Financial challenges of Kenya’s media houses seem far from over, following latest directive by the government to ministries and state agencies on public advertisement printing and distribution.
- In a notice from the Ministry of ICT, Innovations and Youth Affairs to all Principal Secretaries, CEOs of State Corporations, Independent Commissions and Vice Chancellor of Public Universities, all adverts will be printed and distributed by the Star Newspaper.
- The two-year contract will starve Daily Nation, The Standard and The People Daily millions of shillings they previously enjoyed from printing and circulating the government adverts through MyGov.
- Up until recently, MyGov was regularly printed and distributed by four daily newspapers (Nation, Standard, Star and People Daily).
“For the next two years, the Star newspaper will be the sole printers and distributors of MyGov, giving the paper a wide presence on all the online and broadcasting channels run by the Convergence media,” said Edward Kisiangani, Principal Secretary the Ministry of ICT, Innovations and Youth Affairs.
“The terms of this contract restrict print advertisements emanating from all public institutions, save for counties, to MyGov. Any requests for exemptions to publish advertisements outside MyGov, on a day other than Tuesday (When MyGov is published), will be directed to the Star Newspaper upon authorization by my ministry,” he warned.
A circular from the Treasury in 2015 communicated a Cabinet decision to centralize public sector advertising, by creating the government advertising agency (GAA) as the coordinating institution for all public sector advertisements, announcements and other official notices.

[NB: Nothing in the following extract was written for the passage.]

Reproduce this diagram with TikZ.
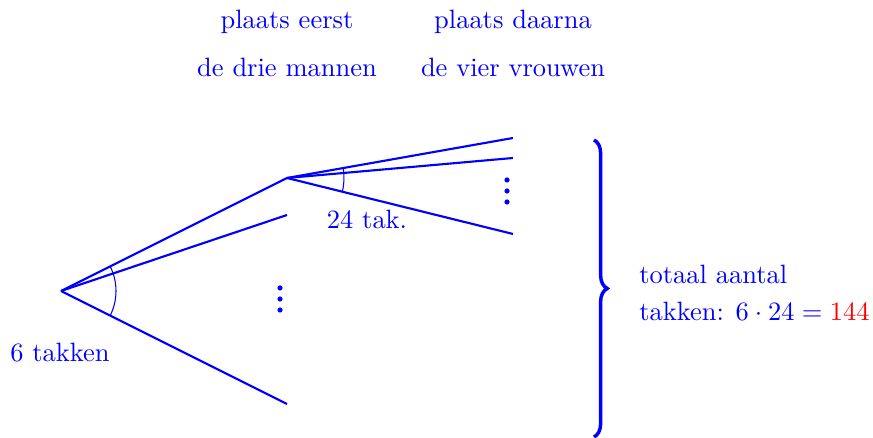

Two years later, another circular from the office of the president established MyGov newspaper as not only the official government medium for all public sector print advertisement but also as a mouthpiece for propagating government development agenda through in-depth editorial content that cuts across all segments of the public sector.
The contracts with the four dailies expired in December last year. Prior to the expiry of the contracts, the ministry floated a new tender for public sector advertisement, which the Star Newspaper won.
By March last year, the government owed print media outlets KSh332.3 million in pending bills for circulating MyGov. KSh873.11 was owed to the media houses as at June 30, 2021, of this amount KSh522.68 million had been settled by February last year.
The news is a blow to media houses currently grappling with cash flow problems that has seen some delay staff salaries by many months adding more pain to the workers hit hard by the high cost of living.
The shrinking revenue has also led to continuous layoffs in big media houses. Last Nation Media announced a profit warning advising the public that it expects its full year earnings to be below 25 per cent compared to a year earlier.
The media house attributes the decline to a challenging business environment occasioned by drastic rise in fuel prices, depreciation of the Kenya Shilling, rising interest rates and higher taxes.
“In addition, the increase in global prices of newsprint coupled with a weakened Kenya Shilling against the dollar and higher distribution costs arising from fuel prices have resulted in significant incremental direct costs compared to [the] previous year,” noted Angela Namwakira, Company Secretary Nation Media Group.